| Work to be completed |
Both end lines count: copy exactly from the line that contains "Reproduce this chart with matplotlib." to the line that contains "ax = fig.add_axes([0.1216, 0.124, 0.875, 0.847])", and only those lines.

| Supplied data |
________

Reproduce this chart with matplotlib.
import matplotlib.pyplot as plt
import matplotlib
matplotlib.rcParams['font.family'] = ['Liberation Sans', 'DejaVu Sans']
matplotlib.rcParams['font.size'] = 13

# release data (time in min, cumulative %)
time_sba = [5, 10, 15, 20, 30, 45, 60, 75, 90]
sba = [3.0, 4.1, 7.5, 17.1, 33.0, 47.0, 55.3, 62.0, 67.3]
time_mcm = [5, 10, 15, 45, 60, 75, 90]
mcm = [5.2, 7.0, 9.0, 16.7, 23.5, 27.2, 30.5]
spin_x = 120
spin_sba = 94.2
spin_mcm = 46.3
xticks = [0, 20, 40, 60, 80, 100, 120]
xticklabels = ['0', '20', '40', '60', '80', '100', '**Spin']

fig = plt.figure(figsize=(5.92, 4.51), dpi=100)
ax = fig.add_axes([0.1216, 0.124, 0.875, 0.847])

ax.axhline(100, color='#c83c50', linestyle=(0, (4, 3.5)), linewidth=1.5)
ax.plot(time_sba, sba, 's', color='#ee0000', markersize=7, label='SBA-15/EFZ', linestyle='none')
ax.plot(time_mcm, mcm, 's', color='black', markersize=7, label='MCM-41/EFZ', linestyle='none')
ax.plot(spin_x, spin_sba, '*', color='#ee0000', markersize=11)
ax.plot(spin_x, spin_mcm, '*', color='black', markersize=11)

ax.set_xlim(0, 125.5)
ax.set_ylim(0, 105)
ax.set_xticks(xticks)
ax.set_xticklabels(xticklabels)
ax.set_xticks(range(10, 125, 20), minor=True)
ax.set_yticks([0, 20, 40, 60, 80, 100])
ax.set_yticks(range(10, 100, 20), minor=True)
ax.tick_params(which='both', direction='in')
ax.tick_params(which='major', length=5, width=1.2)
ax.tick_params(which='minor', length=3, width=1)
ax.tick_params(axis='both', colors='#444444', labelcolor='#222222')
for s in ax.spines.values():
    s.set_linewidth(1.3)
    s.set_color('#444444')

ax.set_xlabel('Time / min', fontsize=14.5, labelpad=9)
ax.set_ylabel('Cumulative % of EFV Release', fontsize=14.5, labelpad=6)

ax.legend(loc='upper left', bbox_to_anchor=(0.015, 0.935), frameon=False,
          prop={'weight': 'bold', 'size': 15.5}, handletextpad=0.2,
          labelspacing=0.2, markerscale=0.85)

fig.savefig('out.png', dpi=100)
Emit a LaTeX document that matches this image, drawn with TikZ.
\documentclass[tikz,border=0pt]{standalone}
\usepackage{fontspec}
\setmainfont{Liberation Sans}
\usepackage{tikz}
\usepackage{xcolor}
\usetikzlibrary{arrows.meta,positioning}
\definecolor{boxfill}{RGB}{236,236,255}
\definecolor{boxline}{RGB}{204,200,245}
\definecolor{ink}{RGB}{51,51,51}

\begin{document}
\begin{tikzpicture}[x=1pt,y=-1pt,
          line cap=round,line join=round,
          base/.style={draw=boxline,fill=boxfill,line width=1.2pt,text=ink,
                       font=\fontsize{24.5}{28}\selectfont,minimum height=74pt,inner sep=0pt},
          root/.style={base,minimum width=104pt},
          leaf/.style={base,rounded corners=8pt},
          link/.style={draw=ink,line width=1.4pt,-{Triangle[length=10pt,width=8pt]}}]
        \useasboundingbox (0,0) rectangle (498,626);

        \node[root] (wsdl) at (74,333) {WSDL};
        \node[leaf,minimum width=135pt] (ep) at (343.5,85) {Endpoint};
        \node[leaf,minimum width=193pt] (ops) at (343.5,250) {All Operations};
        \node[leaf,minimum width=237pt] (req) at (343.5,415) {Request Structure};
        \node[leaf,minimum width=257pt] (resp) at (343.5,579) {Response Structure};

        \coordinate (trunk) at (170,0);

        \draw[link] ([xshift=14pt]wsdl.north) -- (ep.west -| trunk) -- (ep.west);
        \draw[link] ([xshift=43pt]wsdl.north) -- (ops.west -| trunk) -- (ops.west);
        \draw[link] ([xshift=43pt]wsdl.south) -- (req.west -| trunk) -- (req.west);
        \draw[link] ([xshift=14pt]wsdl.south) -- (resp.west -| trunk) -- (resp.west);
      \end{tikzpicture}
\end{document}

________

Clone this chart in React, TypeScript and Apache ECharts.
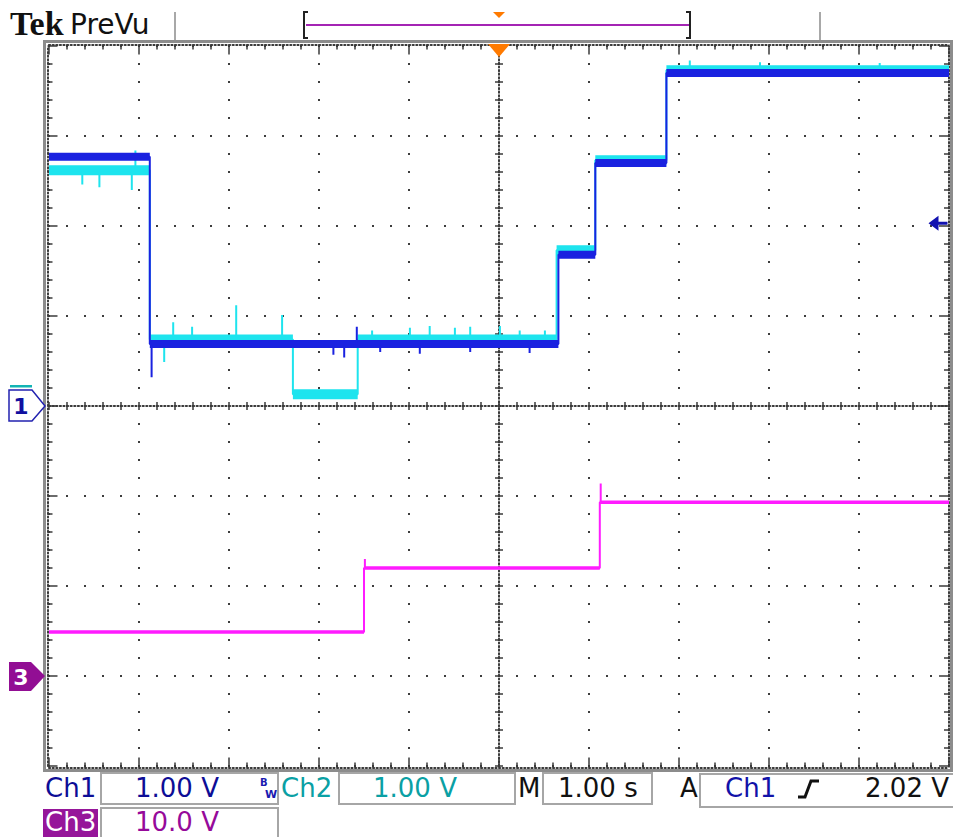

________

| Output for this task |
Reproduce this chart with matplotlib.
import matplotlib.pyplot as plt
import matplotlib
matplotlib.rcParams['font.family'] = ['Liberation Sans', 'DejaVu Sans']
matplotlib.rcParams['font.size'] = 13

# release data (time in min, cumulative %)
time_sba = [5, 10, 15, 20, 30, 45, 60, 75, 90]
sba = [3.0, 4.1, 7.5, 17.1, 33.0, 47.0, 55.3, 62.0, 67.3]
time_mcm = [5, 10, 15, 45, 60, 75, 90]
mcm = [5.2, 7.0, 9.0, 16.7, 23.5, 27.2, 30.5]
spin_x = 120
spin_sba = 94.2
spin_mcm = 46.3
xticks = [0, 20, 40, 60, 80, 100, 120]
xticklabels = ['0', '20', '40', '60', '80', '100', '**Spin']

fig = plt.figure(figsize=(5.92, 4.51), dpi=100)
ax = fig.add_axes([0.1216, 0.124, 0.875, 0.847])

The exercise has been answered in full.